Editor's note: I was invited by our neighbor and pal Jim Thomas to attend a Rotary Club meeting this morning. The featured speaker was Bill Patzert, the Jet Propulsion Lab's climatologist, who knows a thing or three about the drought. This is a topic that interests me so I went along. Patzert's comments didn't contain anything I hadn't already heard - at least until he delved into water politics by proposing that the state's agriculture interests should get less water so urban and manufacturing customers can get more. I don't see that happening anytime soon, for sure. But the talk was interesting, in any case. I ginned up a news story based upon what I heard. Here it is:
California's crushing water shortage probably won't end any time soon and likely will be solved only by redistributing some of the water now used by agricultural interests to residential and manufacturing customers.
That was the message from JPL/NASA climatologist Dr. William Patzert, who made this foray into state water politics during a presentation titled "The Drought: Are We In or Out?" Friday, Jan. 23, at a meeting of the Glendale, Calif. Sunrise Rotary Club.
He noted that the state's water distribution is based on legislation from the 19th century - essentially the days of the California Gold Rush - and said the state's water laws "are built for the 19th century, not the 21st."
Those water laws grant water usage based on the concept of "first in, first out." Many of the water districts that supply agricultural interests in the San Joaquin and Sacramento Valleys are organized around senior water rights that date back to the middle of the 19th century. Because of their seniority, those districts are granted first priority on water usage.
Patzert said that California agriculture uses 80 percent of the state's water but accounts for just 2 percent of the state's economy, which he said is the seventh-largest in the world. He said the state's industry and its urban areas get from 10 to 15 percent of the available water.
He urged his audience to keep these points in mind when they vote for state representatives.
Audience members eager to know when the current drought might end heard Patzert assert that the chances that the current water shortage might end anytime soon are not good.
He said that the current drought now has stretched for more than 16 years of below-normal rainfall and said that January is shaping up to be the driest January in the state's history, just as the last three years have been the driest years in the state's history.
Characteristics of drought, Patzert said, are that they are large, regional, gradual and slow to change.
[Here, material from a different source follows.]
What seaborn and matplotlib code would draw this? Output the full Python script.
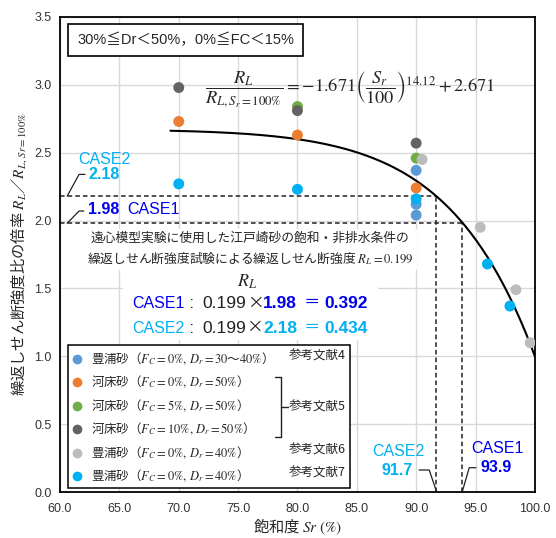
import numpy as np
import pandas as pd
import matplotlib
matplotlib.use("Agg")
import matplotlib.pyplot as plt
import seaborn as sns
from matplotlib.lines import Line2D
from matplotlib.patches import Rectangle

# ---------------- data ----------------
series_names = ["ref4", "ref5_fc0", "ref5_fc5", "ref5_fc10", "ref6", "ref7"]
series_colors = ["#5B9BD5", "#ED7D31", "#70AD47", "#636363", "#BCBCBC", "#00B0F0"]
series_labels = [
    "豊浦砂（$F_C=0\\%,\\,D_r=30$〜$40\\%$）",
    "河床砂（$F_C=0\\%,\\,D_r=50\\%$）",
    "河床砂（$F_C=5\\%,\\,D_r=50\\%$）",
    "河床砂（$F_C=10\\%,\\,D_r=50\\%$）",
    "豊浦砂（$F_C=0\\%,\\,D_r=40\\%$）",
    "豊浦砂（$F_C=0\\%,\\,D_r=40\\%$）",
]
ref4_sr = [90, 90, 90]
ref4_ratio = [2.37, 2.12, 2.04]
fc0_sr = [70, 80, 90]
fc0_ratio = [2.73, 2.63, 2.24]
fc5_sr = [80, 90]
fc5_ratio = [2.84, 2.46]
fc10_sr = [70, 80, 90]
fc10_ratio = [2.98, 2.81, 2.57]
ref6_sr = [90.5, 95.4, 98.4, 99.6]
ref6_ratio = [2.45, 1.95, 1.49, 1.10]
ref7_sr = [70, 80, 90, 96.0, 97.9]
ref7_ratio = [2.27, 2.23, 2.16, 1.68, 1.37]

coef_a = -1.671
coef_exp = 14.12
coef_b = 2.671
curve_start = 69.3

case1_ratio, case1_sr = 1.98, 93.9
case2_ratio, case2_sr = 2.18, 91.7
rl_base = 0.199
case1_rl, case2_rl = 0.392, 0.434

x_ticks = [60.0, 65.0, 70.0, 75.0, 80.0, 85.0, 90.0, 95.0, 100.0]
y_ticks = [0.0, 0.5, 1.0, 1.5, 2.0, 2.5, 3.0, 3.5]

# ---------------- style ----------------
sns.set_style("whitegrid")
plt.rcParams["font.family"] = ["Liberation Sans", "Noto Sans CJK JP"]
plt.rcParams["mathtext.fontset"] = "stix"
JP = "Noto Sans CJK JP"

blue = "#0000F0"
cyan = "#00B0F0"

df = pd.concat([
    pd.DataFrame({"sr": s, "ratio": r, "series": n})
    for s, r, n in [
        (ref4_sr, ref4_ratio, "ref4"), (fc0_sr, fc0_ratio, "ref5_fc0"),
        (fc5_sr, fc5_ratio, "ref5_fc5"), (fc10_sr, fc10_ratio, "ref5_fc10"),
        (ref6_sr, ref6_ratio, "ref6"), (ref7_sr, ref7_ratio, "ref7")]
], ignore_index=True)

fig = plt.figure(figsize=(5.56, 5.38), dpi=100)
ax = fig.add_axes([0.108, 0.0855, 0.854, 0.883])

# curve
sr_curve = np.linspace(curve_start, 100, 200)
ratio_curve = coef_a * (sr_curve / 100) ** coef_exp + coef_b
sns.lineplot(x=sr_curve, y=ratio_curve, color="black", linewidth=1.5,
             estimator=None, sort=False, ax=ax, zorder=3)

# dashed guide lines
for sr, rt in [(case2_sr, case2_ratio), (case1_sr, case1_ratio)]:
    ax.plot([60, sr], [rt, rt], color="#222222", lw=1.1, ls=(0, (3, 2)), zorder=2)
    ax.plot([sr, sr], [0, rt], color="#222222", lw=1.1, ls=(0, (3, 2)), zorder=2)

# points
sns.scatterplot(data=df, x="sr", y="ratio", hue="series", hue_order=series_names,
                palette=dict(zip(series_names, series_colors)), s=62, linewidth=0,
                legend=False, ax=ax, zorder=4)

ax.set_xlim(60, 100)
ax.set_ylim(0, 3.5)
ax.set_xticks(x_ticks)
ax.set_yticks(y_ticks)
ax.set_xticklabels([f"{v:.1f}" for v in x_ticks])
ax.set_yticklabels([f"{v:.1f}" for v in y_ticks])
ax.tick_params(axis="both", length=0, labelsize=9, labelcolor="#333333")
ax.tick_params(axis="x", pad=8)
ax.tick_params(axis="y", pad=6)
ax.grid(True, color="#D9D9D9", linewidth=1.0)
for sp in ax.spines.values():
    sp.set_color("black")
    sp.set_linewidth(1.3)

ax.set_xlabel("飽和度 $Sr\\ \\mathrm{(\\%)}$", fontsize=11, labelpad=1, family=JP)
ax.set_ylabel("繰返しせん断強度比の倍率 $R_L$／$R_{L,\\,Sr=100\\%}$", fontsize=11,
              labelpad=4, family=JP)

# condition box
ax.text(70.6, 3.33, "30%≦Dr＜50%，0%≦FC＜15%", ha="center", va="center", fontsize=10.5,
        bbox=dict(boxstyle="square,pad=0.62", facecolor="white", edgecolor="black", linewidth=1.2),
        zorder=6)

# formula
ax.text(84.4, 2.96,
        r"$\dfrac{R_L}{R_{L,S_r=100\%}}=-1.671\left(\dfrac{S_r}{100}\right)^{14.12}+2.671$",
        ha="center", va="center", fontsize=13.2, zorder=6)

# explanation paragraph
ax.text(76.0, 1.79,
        "遠心模型実験に使用した江戸崎砂の飽和・非排水条件の\n繰返しせん断強度試験による繰返しせん断強度 $R_L=0.199$",
        ha="center", va="center", fontsize=9.2, linespacing=1.45, family=JP,
        bbox=dict(boxstyle="square,pad=0.25", facecolor="white", edgecolor="none"), zorder=6)

ax.add_patch(Rectangle((65.3, 1.12), 21.48, 0.53, facecolor="white", edgecolor="none", zorder=1))
ax.text(75.8, 1.547, "$R_L$", ha="center", va="center", fontsize=13, zorder=6)


def chain(x, y, pieces):
    t = None
    for s, c, w, fam, fs in pieces:
        kw = dict(color=c, fontweight=w, fontsize=fs, ha="left", va="bottom", zorder=6)
        if fam is not None:
            kw["family"] = fam
        if t is None:
            t = ax.text(x, y, s, **kw)
        else:
            t = ax.annotate(s, xy=(1, 0), xycoords=t, xytext=(0, 0), textcoords="offset points", **kw)


for yy, label, col, ratio, rl in [(1.33, "CASE1", blue, case1_ratio, case1_rl),
                                  (1.15, "CASE2", cyan, case2_ratio, case2_rl)]:
    chain(66.1, yy, [(label, col, "normal", None, 11.5),
                     (" :  ", "#222222", "normal", None, 11.5),
                     (f"{rl_base}", "#222222", "normal", None, 12.5),
                     ("×", "#222222", "normal", JP, 12),
                     (f"{ratio:.2f}", col, "bold", None, 12.5),
                     ("  ＝ ", col, "normal", JP, 11.5),
                     (f"{rl:.3f}", col, "bold", None, 12.5)])

# case labels left
ax.plot([60.6, 61.6, 62.1], [case2_ratio, 2.34, 2.34], color="#222222", lw=0.9, zorder=5)
ax.plot([60.6, 61.6, 62.0], [case1_ratio, 2.07, 2.07], color="#222222", lw=0.9, zorder=5)
ax.text(61.5, 2.447, "CASE2", color=cyan, fontsize=11.5, ha="left", va="center", zorder=6)
ax.text(62.4, 2.34, f"{case2_ratio:.2f}", color=cyan, fontsize=11.5, fontweight="bold",
        ha="left", va="center", zorder=6)
ax.text(62.35, 2.085, f"{case1_ratio:.2f}", color=blue, fontsize=11.5, fontweight="bold",
        ha="left", va="center", zorder=6)
ax.text(65.7, 2.085, "CASE1", color=blue, fontsize=11.5, ha="left", va="center", zorder=6)

# case labels bottom
ax.plot([case2_sr, 91.1, 90.25], [0.007, 0.162, 0.162], color="#222222", lw=0.9, zorder=5)
ax.plot([case1_sr, 94.47, 95.03], [0.007, 0.179, 0.179], color="#222222", lw=0.9, zorder=5)
ax.text(88.46, 0.297, "CASE2", color=cyan, fontsize=11.5, ha="center", va="center", zorder=6)
ax.text(88.4, 0.162, f"{case2_sr:.1f}", color=cyan, fontsize=11.5, fontweight="bold",
        ha="center", va="center", zorder=6)
ax.text(96.84, 0.322, "CASE1", color=blue, fontsize=11.5, ha="center", va="center", zorder=6)
ax.text(96.77, 0.179, f"{case1_sr:.1f}", color=blue, fontsize=11.5, fontweight="bold",
        ha="center", va="center", zorder=6)

# legend frame + legend
ax.add_patch(Rectangle((60.67, 0.029), 23.75, 1.054, facecolor="white", edgecolor="black",
                       linewidth=1.1, zorder=7))
handles = [Line2D([], [], marker="o", ls="", color=c, markersize=7, markeredgewidth=0)
           for c in series_colors]
leg = ax.legend(handles, series_labels, loc="upper left", bbox_to_anchor=(0.013, 0.309),
                frameon=False, prop=dict(family=JP, size=9), handletextpad=0.6,
                labelspacing=0.55, handlelength=1.0, borderaxespad=0)
leg.set_zorder(8)

ref_fs = 9
ax.text(84.1, 1.0, "参考文献4", ha="right", va="center", fontsize=ref_fs, zorder=8, family=JP)
ax.text(84.1, 0.31, "参考文献6", ha="right", va="center", fontsize=ref_fs, zorder=8, family=JP)
ax.text(84.1, 0.14, "参考文献7", ha="right", va="center", fontsize=ref_fs, zorder=8, family=JP)
ax.text(79.3, 0.626, "参考文献5", ha="left", va="center", fontsize=ref_fs, zorder=8, family=JP)
bx = 78.6
ax.plot([bx - 0.45, bx, bx, bx - 0.45], [0.847, 0.847, 0.405, 0.405], color="#222222", lw=1.0, zorder=8)
ax.plot([bx, bx + 0.6], [0.626, 0.626], color="#222222", lw=1.0, zorder=8)

fig.savefig("out.png", dpi=100)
He said that since the 1880s, six of every 10 years in the western U.S. have seen rainfall levels below normal.
And he said that rather than reflecting a severe shortage of water, the west enters drought conditions when annual rainfall totals fall just 15 percent below normal.
A striking feature of the current drought, which covers about a third of the U.S., is a persistent ridge of high pressure off the west coast that forces the Pacific Jet Stream to move northward so that it flows over Canada, rather than over the west coast of the U.S. This is important because the jet stream is what carries storms to the continent. Where it goes, rainfall goes.
This high pressure ridge is caused by something called the Pacific Decadal Oscillation, which slowly shifts water temperatures between warmer and cooler. The warmer those temperatures, the more likely a wet El Niño season. The PDO has been tending toward the cool, bringing a strong area of high pressure that pundits have named the Ridiculously Resilient Ridge.
When will that change? "That's the big unknown," Patzert said.
He said that unless February and March are extremely wet, California will see its fourth straight year of extreme drought in 2015.
The impact of the current drought is felt more strongly than that of previous droughts because during the last prolonged dry spell, which took place between 1945 and 1978, there were far fewer people in California and thus a far smaller demand for water. He said in 1900, the state had 10 million occupants and now it has a population of 40 million.
"We need better water storage and management," he said.